2 Heat the water and sugar over high heat until it comes to a boil. Simmer for 4 minutes. Add the kumquats and simmer for 10 minutes.
3 Drain the kumquats through a sieve set over a bowl. Return the syrup to the pan and simmer for 5 minutes to reduce the syrup. Combine the kumquats and 1/4 cup of the syrup together.

Serve or jar and refrigerate. Can be stored for up to two weeks.

Recipe courtesy

http://simplyrecipes.com/recipes/candied_kumquats/

Comments(9)

  1. Nebraska Dave says:

    Candied Kumquats sound like a real treat. I have not tasted a kumquat. We are pretty much limited to the basic fruits here. The stores will only provide what will sell and midwest folks are not too adventurous when it comes to food. With the inflex of Hispanic and other foreign nationalities there could be hope that our available fruit will expand.

    Have a great candied kumquat day.

  2. Chris Savage says:

    You have no doubt inspired many to do more with their lives. Count me as one too!! Amazing story….

  3. Joe says:

    I just found out about you and I think you are the most beautiful people I have ever seen. Thank you for existing and i wish you everything and happiness. <3

  4. CE says:

    Are you planning to put back the link to chronological order of the site when the voteing is finished?

  5. Tracy says:

    Do you know if kumquats can be grown in “less tropical” environs? Like can they grow here if we put them in containers that can be brought inside in winter? What temperature do they need to stay above? How large do they grow? (I don’t see that on the linked information)

    • Chris says:

      Hi Tracy ~~ I was first exposed to the mysterious “kumquat” via Dr. Lee Reich at the Northeast Organic Farmer’s Association (NOFAMA) Conference. He lives in NY with a shorter growing season than me on CapeCod and YES he grows kumquats. Just like you said … Indoors in Winter, Outdoors when no threat of frost. Much like the bay tree or fig tree.

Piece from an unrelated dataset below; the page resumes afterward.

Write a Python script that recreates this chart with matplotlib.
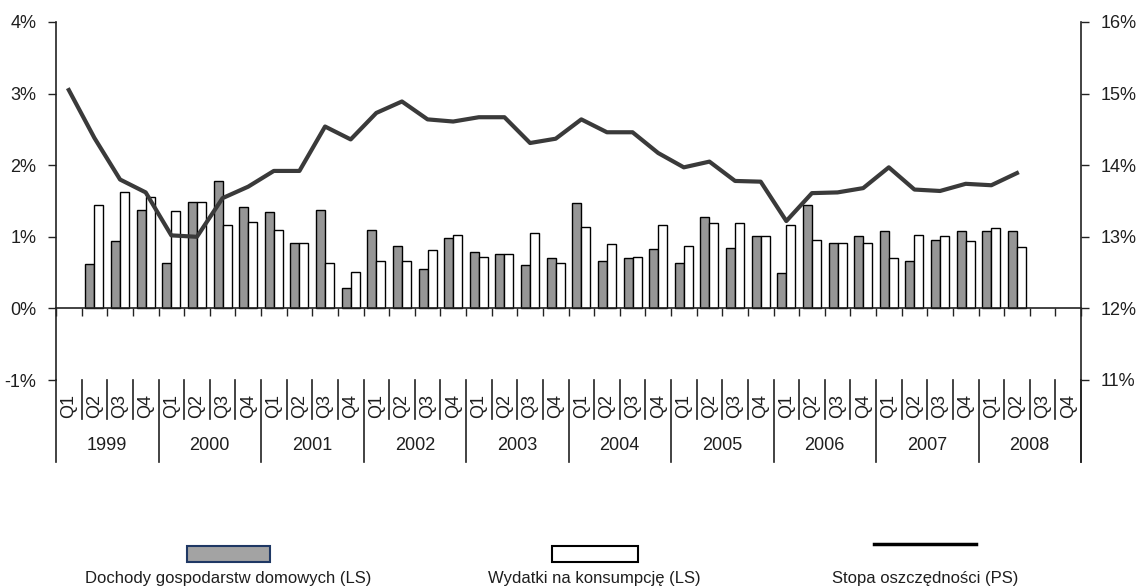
import numpy as np
import matplotlib
matplotlib.use("Agg")
import matplotlib.pyplot as plt
from matplotlib.patches import Rectangle
from matplotlib.lines import Line2D

plt.rcParams['font.family'] = ['Liberation Sans', 'DejaVu Sans']

# ---- data -------------------------------------------------------------
years = ['1999', '2000', '2001', '2002', '2003', '2004', '2005', '2006', '2007', '2008']
quarters = ['Q1', 'Q2', 'Q3', 'Q4']
nan = np.nan

# household income growth, q/q, % (left scale)
dochody = [nan, 0.62, 0.94, 1.38, 0.64, 1.49, 1.78, 1.41, 1.34, 0.92, 1.38, 0.28,
           1.09, 0.875, 0.55, 0.99, 0.79, 0.76, 0.61, 0.70, 1.47, 0.66, 0.70, 0.83,
           0.63, 1.27, 0.85, 1.01, 0.50, 1.45, 0.92, 1.01, 1.08, 0.66, 0.96, 1.08,
           1.08, 1.08, nan, nan]
# consumption spending growth, q/q, % (left scale)
wydatki = [nan, 1.44, 1.62, 1.56, 1.36, 1.49, 1.16, 1.21, 1.09, 0.92, 0.64, 0.51,
           0.66, 0.66, 0.81, 1.03, 0.72, 0.76, 1.05, 0.63, 1.14, 0.90, 0.72, 1.16,
           0.875, 1.19, 1.19, 1.01, 1.16, 0.96, 0.92, 0.92, 0.70, 1.03, 1.01, 0.945,
           1.12, 0.86, nan, nan]
# saving rate, % (right scale)
stopa = [15.05, 14.38, 13.80, 13.62, 13.02, 13.00, 13.54, 13.70, 13.92, 13.92,
         14.54, 14.36, 14.73, 14.89, 14.64, 14.61, 14.67, 14.67, 14.31, 14.37,
         14.64, 14.46, 14.46, 14.17, 13.97, 14.05, 13.78, 13.77, 13.22, 13.61,
         13.62, 13.68, 13.97, 13.66, 13.64, 13.74, 13.72, 13.89]

left_ticks = [-1, 0, 1, 2, 3, 4]
right_ticks = [11, 12, 13, 14, 15, 16]

legend_labels = ['Dochody gospodarstw domowych (LS)',
                 'Wydatki na konsumpcję (LS)',
                 'Stopa oszczędności (PS)']

# ---- figure -----------------------------------------------------------
W, H = 1141, 588
fig = plt.figure(figsize=(W / 100, H / 100), dpi=100)
ax = fig.add_axes([56 / W, 1 - 380 / H, (1081 - 56) / W, 358 / H])

n = len(years) * len(quarters)
x = np.arange(n)
txt_col = '#1e1e1e'
fs = 13

bw = 0.35
ax.bar(x - bw / 2, dochody, width=bw, color='#969696', edgecolor='black', linewidth=1.0, zorder=2)
ax.bar(x + bw / 2, wydatki, width=bw, color='white', edgecolor='black', linewidth=1.0, zorder=2)

ax.set_xlim(-0.5, n - 0.5)
ax.set_ylim(-1, 4)
ax.set_yticks(left_ticks)
ax.set_yticklabels([f'{v}%' for v in left_ticks], fontsize=fs, color=txt_col)
ax.tick_params(axis='y', direction='out', length=6, width=1, pad=8, color='#222222')

# category axis sits on the zero line
ax.spines['bottom'].set_position(('data', 0))
ax.spines['top'].set_visible(False)
ax.spines['right'].set_visible(False)
for s in ('left', 'bottom'):
    ax.spines[s].set_color('#222222')
    ax.spines[s].set_linewidth(1.2)
ax.set_xticks(np.arange(-0.5, n + 0.5, 1))
ax.set_xticklabels([])
ax.tick_params(axis='x', direction='out', length=6, width=1, color='#222222')

# two-level category labels below the plot
tr = ax.get_xaxis_transform()
for b in range(n + 1):
    y1 = -0.229 if b % 4 == 0 else -0.109
    ax.add_line(Line2D([b - 0.5, b - 0.5], [0, y1], transform=tr, color='#222222',
                       lw=1.2, clip_on=False))
for i in range(n):
    ax.text(i, -0.074, quarters[i % 4], transform=tr, rotation=90, ha='center',
            va='center', fontsize=fs, color=txt_col)
for j, yr in enumerate(years):
    ax.text(4 * j + 1.5, -0.182, yr, transform=tr, ha='center', va='center',
            fontsize=fs, color=txt_col)

# right scale: saving rate
ax2 = ax.twinx()
ax2.plot(x[:len(stopa)], stopa, color='#3a3a3a', lw=3.0, solid_joinstyle='round', zorder=3)
ax2.set_ylim(11, 16)
ax2.set_yticks(right_ticks)
ax2.set_yticklabels([f'{v}%' for v in right_ticks], fontsize=fs, color=txt_col)
ax2.tick_params(axis='y', direction='out', length=6, width=1, pad=8, color='#222222')
for s in ('top', 'left', 'bottom'):
    ax2.spines[s].set_visible(False)
ax2.spines['right'].set_color('#222222')
ax2.spines['right'].set_linewidth(1.2)
ax2.add_line(Line2D([n - 0.5, n - 0.5], [0, -0.229], transform=ax2.get_xaxis_transform(),
                    color='#222222', lw=1.2, clip_on=False))

# ---- legend -----------------------------------------------------------
fig.add_artist(Rectangle((187 / W, 1 - 562 / H), 83 / W, 16 / H, transform=fig.transFigure,
                         facecolor='#a3a3a3', edgecolor='#1f3864', linewidth=1.5))
fig.add_artist(Rectangle((552 / W, 1 - 562 / H), 86 / W, 16 / H, transform=fig.transFigure,
                         facecolor='white', edgecolor='black', linewidth=1.5))
fig.add_artist(Line2D([874 / W, 976 / W], [1 - 544 / H] * 2, transform=fig.transFigure,
                      color='black', lw=2.5))
for cx, lab in zip([228, 594, 925], legend_labels):
    fig.text(cx / W, 1 - 578 / H, lab, ha='center', va='center', fontsize=12, color=txt_col)

fig.savefig('out.png', dpi=100, facecolor='white')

      Hence, my curiosity. It’s such a small citrus fruit which I have never had the pleasure of tasting I’ve seen it, but thought “why bother”. Then along comes this timely and wonderful post by Anais with “EVERYTHING ABOUT KUMQUATS”.

      Now I’m thinking, how long does it take to grow a kumquat from seed or should I put an established kumquat tree on my birthday wish list?

      How Wonderful is this website and How Generous is The Dervaes Family in sharing “the possibilities”?
      Who knew???

      Again, GREAT & TIMELY POST!!!!

      • Tracy says:

        @Chris,

        Thanks, Chris! I think I’m going to try growing some!

  6. Anais says:

    @Julia: Thanks, already did! Please see/read my apology at http://urbanhomestead.org/journal/2011/03/07/correction-2/

  7. Chris says:

    Thanks for the info growing kumquats, Anais! I had heard about some New Englander’s trying them and bringing them indoors in the winter with very good success. I’ve never had them and didn’t know what to do with them. Now you have me curious! It’s going on my wish list!